И опять же говорится вроде о банальных вещах — о том, что чувство утраты невозможно обозначить ни одним из привычных слов, о том, что после ухода яркого человека мир становится беднее, о том, что в такие минуты “душа обращается к Богу” даже в атеистическом государстве, заменившем церковные обряды гражданскими панихидами. Но как много здесь весит каждое слово! “Душа — угловая жилица, / Роптать получает права”. Кто не увлекался романами Достоевского и не испытывал особого чувства к петербургским доходным домам с колодцами дворов, вряд ли сможет оценить точность попадания… И здесь Глеб Семенов не похож на поэтов предыдущей эпохи, скорее — предвосхищает те интонационные ходы, которые характерны для современной поэзии… “С бредущими мокрым кладбищем / Владельцами теплых квартир!” Когда встречаешь примеры подобной виртуозности, невольно возникает вопрос — как выглядел черновик? Сколько вариантов этой строфы было испробовано, прежде чем возникло это решение? Сама рифма “нищим” — “кладбищем”, допустим, предсказуема, но ведь заполнить строку можно было бы гораздо тривиальнее. И ни одной метафоры, это высокое напряжение здесь достигается за счет головокружительного синтаксического виража — цепочки существительных в творительном падеже, которая ничуть не отягощает строку.

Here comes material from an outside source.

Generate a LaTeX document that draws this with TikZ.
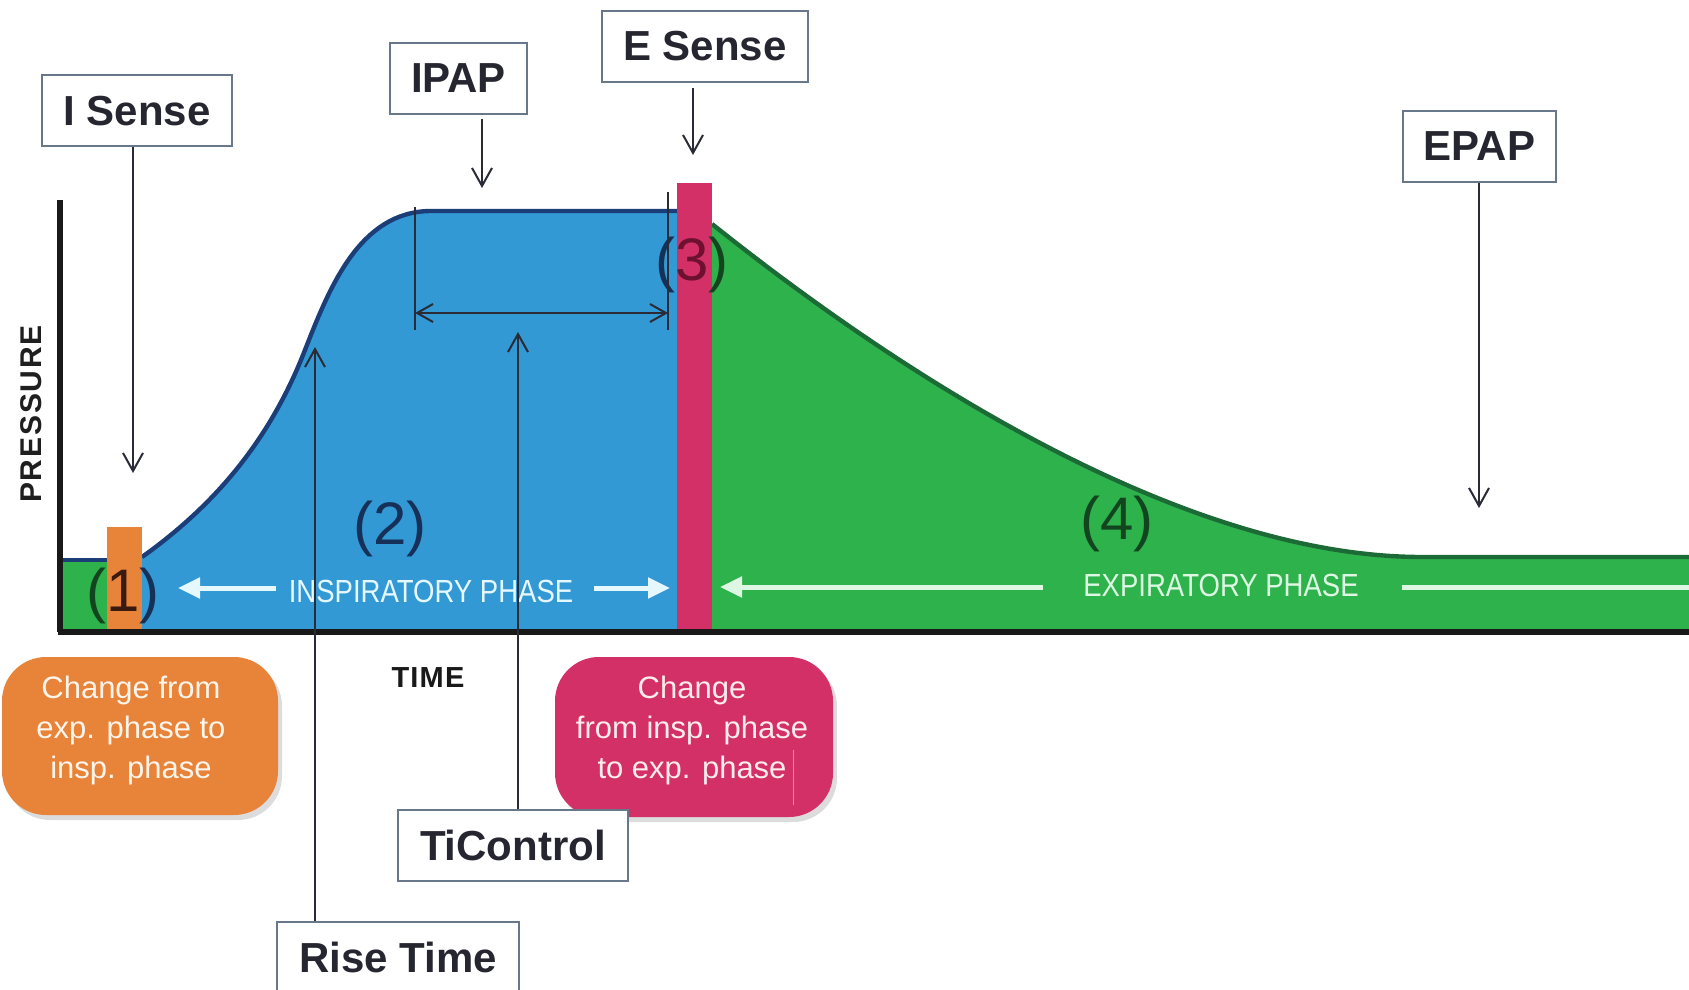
\documentclass[tikz,border=0pt]{standalone}
\usepackage{fontspec}
\setmainfont{Liberation Sans}
\newfontfamily\condfont[FakeStretch=0.86]{Liberation Sans}
\usetikzlibrary{arrows.meta,shadows}
\definecolor{bluefill}{HTML}{3399D5}
\definecolor{blueline}{HTML}{1B3E78}
\definecolor{greenfill}{HTML}{2EB24C}
\definecolor{greenline}{HTML}{1C6A36}
\definecolor{orangec}{HTML}{E8833A}
\definecolor{pinkc}{HTML}{D33068}
\definecolor{boxc}{HTML}{68788A}
\definecolor{txtc}{HTML}{262630}
\definecolor{arrc}{HTML}{2B2B38}
\definecolor{phasec}{HTML}{E6F8FF}
\definecolor{phaseg}{HTML}{DDF7E2}
\definecolor{navyt}{HTML}{173058}
\definecolor{dgreent}{HTML}{12451F}
\definecolor{redt}{HTML}{6E1030}
\definecolor{brownt}{HTML}{3A1A0E}
\begin{document}
\begin{tikzpicture}[x={(0.5pt,0pt)},y={(0pt,-0.5pt)},
 lbl/.style={draw=boxc,line width=1pt,fill=white,inner sep=0pt,minimum height=35.5pt,text=txtc,font=\bfseries\fontsize{21}{25}\selectfont},
 conn/.style={draw=arrc,line width=1pt,-{Straight Barb[length=9pt,width=10pt]}},
 tickline/.style={draw=arrc,line width=1pt},
 callout/.style={rounded corners=22pt,inner sep=0pt,drop shadow={shadow xshift=2pt,shadow yshift=-2.5pt,opacity=0.28}},
 callt/.style={align=center,font=\fontsize{15.5}{20}\selectfont},
 phar/.style={line width=2.5pt,-{Triangle[length=11pt,width=10pt]}},
 phtext/.style={font=\condfont\fontsize{16}{16}\selectfont},
 num/.style={font=\fontsize{30}{30}\selectfont}
]
\useasboundingbox (0,0) rectangle (1689,989);

% --- filled regions
\fill[greenfill] (62,560) rectangle (107,632);
\fill[bluefill] (142,632) -- (142,557) .. controls (215,505) and (270,440) .. (305,350) .. controls (330,286) and (360,212) .. (430,211) -- (677,211) -- (677,632) -- cycle;
\fill[greenfill] (712,632) -- (712,224) .. controls (900,374) and (1180,556) .. (1420,557) -- (1689,557) -- (1689,632) -- cycle;

% --- curve outlines
\draw[blueline,line width=2pt] (62,560) -- (107,560);
\draw[blueline,line width=2.2pt] (142,557) .. controls (215,505) and (270,440) .. (305,350) .. controls (330,286) and (360,212) .. (430,211) -- (677,211);
\draw[greenline,line width=2.2pt] (712,224) .. controls (900,374) and (1180,556) .. (1420,557) -- (1689,557);

% --- phase change bars
\fill[orangec] (107,527) rectangle (142,632);
\fill[pinkc] (677,183) rectangle (712,632);

% --- axes
\draw[black!90,line width=3pt] (60,200) -- (60,632);
\draw[black!90,line width=3pt] (58,632) -- (1689,632);

% --- numbers
\node[num] (n1) at (123,596) {\textcolor{dgreent}{(}\textcolor{brownt}{1}\textcolor{navyt}{)}};
\node[num,text=navyt] (n2) at (390,529) {(2)};
\node[num] (n3) at (692,265) {\textcolor{navyt}{(}\textcolor{redt}{3}\textcolor{dgreent}{)}};
\node[num,text=dgreent] (n4) at (1117,524) {(4)};

% --- phase labels
\node[phtext,text=phasec] (insp) at (431,591) {INSPIRATORY PHASE};
\draw[phar,draw=phasec,fill=phasec] (276,588) -- (178,588);
\draw[phar,draw=phasec,fill=phasec] (594,588) -- (670,588);
\node[phtext,text=phaseg] (expi) at (1221,585) {EXPIRATORY PHASE};
\draw[phar,draw=phaseg,fill=phaseg] (1043,587) -- (720,587);
\draw[draw=phaseg,line width=2.5pt] (1402,587) -- (1689,587);

% --- axis titles
\node[rotate=90,text=black!88,font=\bfseries\addfontfeature{LetterSpace=6}\fontsize{15}{15}\selectfont] (pres) at (31,414) {PRESSURE};
\node[text=black!90,font=\bfseries\addfontfeature{LetterSpace=4}\fontsize{14.5}{15}\selectfont] (time) at (428,678) {TIME};

% --- callouts
\node[callout,fill=orangec,minimum width=138pt,minimum height=79pt] (cexp) at (140,736) {};
\node[callt,text=orange!8] at (131,730) {Change from\\exp. phase to\\insp. phase};
\node[callout,fill=pinkc,minimum width=139pt,minimum height=80pt] (cinsp) at (694,737) {};
\node[callt,text=pink!30] at (692,730) {Change\\from insp. phase\\to exp. phase};
\draw[gray!70,line width=0.5pt] (793,750) -- (793,805);

% --- TiControl dimension
\draw[tickline] (415,207) -- (415,330);
\draw[tickline] (668,192) -- (668,330);
\draw[draw=arrc,line width=1pt,{Straight Barb[length=8pt,width=9pt]}-{Straight Barb[length=8pt,width=9pt]}] (415,313) -- (668,313);

% --- label boxes
\node[lbl,minimum width=95pt] (isense) at (137,111) {I Sense};
\node[lbl,minimum width=68.5pt] (ipap) at (458.5,78.5) {IPAP};
\node[lbl,minimum width=103pt] (esense) at (705,46.5) {E Sense};
\node[lbl,minimum width=76.5pt] (epap) at (1479.5,146.5) {EPAP};
\node[lbl,minimum width=115pt] (ticontrol) at (513,845.5) {TiControl};
\node[lbl,minimum width=121pt] (rise) at (398,957.5) {Rise Time};

% --- arrow targets
\coordinate (isT) at (133,473);
\coordinate (ipT) at (482,188);
\coordinate (esT) at (693,155);
\coordinate (epT) at (1479,508);
\coordinate (tiT) at (518,332);
\coordinate (riT) at (315,347);

\draw[conn] (isense.south -| isT) -- (isT);
\draw[conn,shorten <=2pt] (ipap.south -| ipT) -- (ipT);
\draw[conn,shorten <=2.5pt] (esense.south -| esT) -- (esT);
\draw[conn] (epap.south -| epT) -- (epT);
\draw[conn] (ticontrol.north -| tiT) -- (tiT);
\draw[conn] (rise.north -| riT) -- (riT);
\end{tikzpicture}
\end{document}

Впрочем, в наше время, по выражению Бродского, “загаженное дурно понятым модернизмом”, кое-кому стихи Глеба Семенова могут показаться слишком простыми. Те, кого приводят в восторг чудовищные нагромождения псевдометафор, выдаваемые за новаторство, или пустая игра созвучиями, вряд ли оценят психологизм, глубину, точность наблюдений, подлинность интонации — поэзию настоящую.
1 Название книги Е. А. Кумпан — строка из стихотворения Глеба Семенова блокадного периода “Памятник”: “Снег белей простыни / На пустом постаменте. / Дальнобойные дни — / Ближний подступ к легенде…”
2 Кумпан Е. А. “Вполоборота перед веком…” / Глеб Семенов. Стихотворения и поэмы. СПб., 2004. С. 20.
3 Там же. С. 22.
4 Там же. С. 23.
5 Гордин Я. А. О Глебе Семенове / Глеб Семенов. Концерт для возраста с оркестром. Стихи. СПб., 2000. С. 6.